Expect follow-up questions on the CAP theorem. Chat systems usually prioritize availability and partition tolerance: a temporarily stale read receipt is acceptable, but a dropped message is not. Discuss how you’d use quorum writes (LOCAL_QUORUM) to balance durability and latency, and idempotency keys to tolerate client retries without duplicating messages. For ordering messages in a multi-region group chat, a hybrid logical clock (HLC) assigned at the gateway gives you monotonic ordering with minimal coordination.

Step 8: Reliability and Failure Modes

Walk through three failure scenarios: a gateway crash mid-send (Kafka retains the message, a background job retries fan-out), a regional outage (active-active replication across two regions with conflict-free merge), and a thundering-herd reconnection storm after a deploy (exponential backoff with jitter baked into the client SDK).

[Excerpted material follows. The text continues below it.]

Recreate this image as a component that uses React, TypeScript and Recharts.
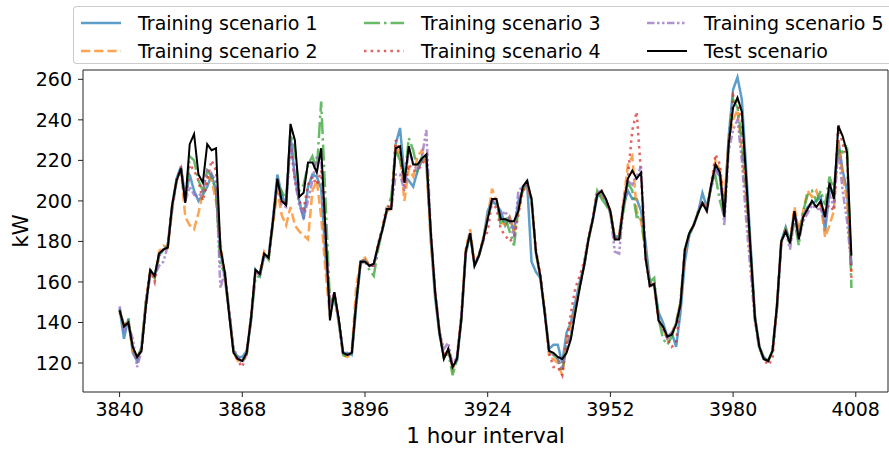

Step 9: Practicing Out Loud Is the Real Unlock

Reading a walkthrough is only half the battle — you need to rehearse explaining these trade-offs under time pressure. Modern tools like Niraswa AI can listen to mock interviews and surface personalized hints in real time, which is especially useful for practicing system design narratives where pacing and structure matter as much as content.

Step 10: A 10-Minute Interview Script

If you only have ten minutes to present, structure your answer as: 1 minute on requirements, 1 minute on estimates, 3 minutes on high-level architecture, 2 minutes on data model, 2 minutes on scaling bottlenecks, and 1 minute on failure modes. Drive the whiteboard; don’t let the interviewer drive you.

Final Thoughts

A real-time chat system is deceptively deep. The candidates who stand out in 2026 are the ones who anchor every design choice to a concrete requirement and can defend their trade-offs with numbers. Master this one question and you’ll have frameworks that transfer to feed, ride-sharing, and collaborative editor problems.

Ready to sharpen your system design skills further? Block 30 minutes tonight, grab a whiteboard, and design this system end-to-end out loud. Do it three times this week and the next interview will feel familiar.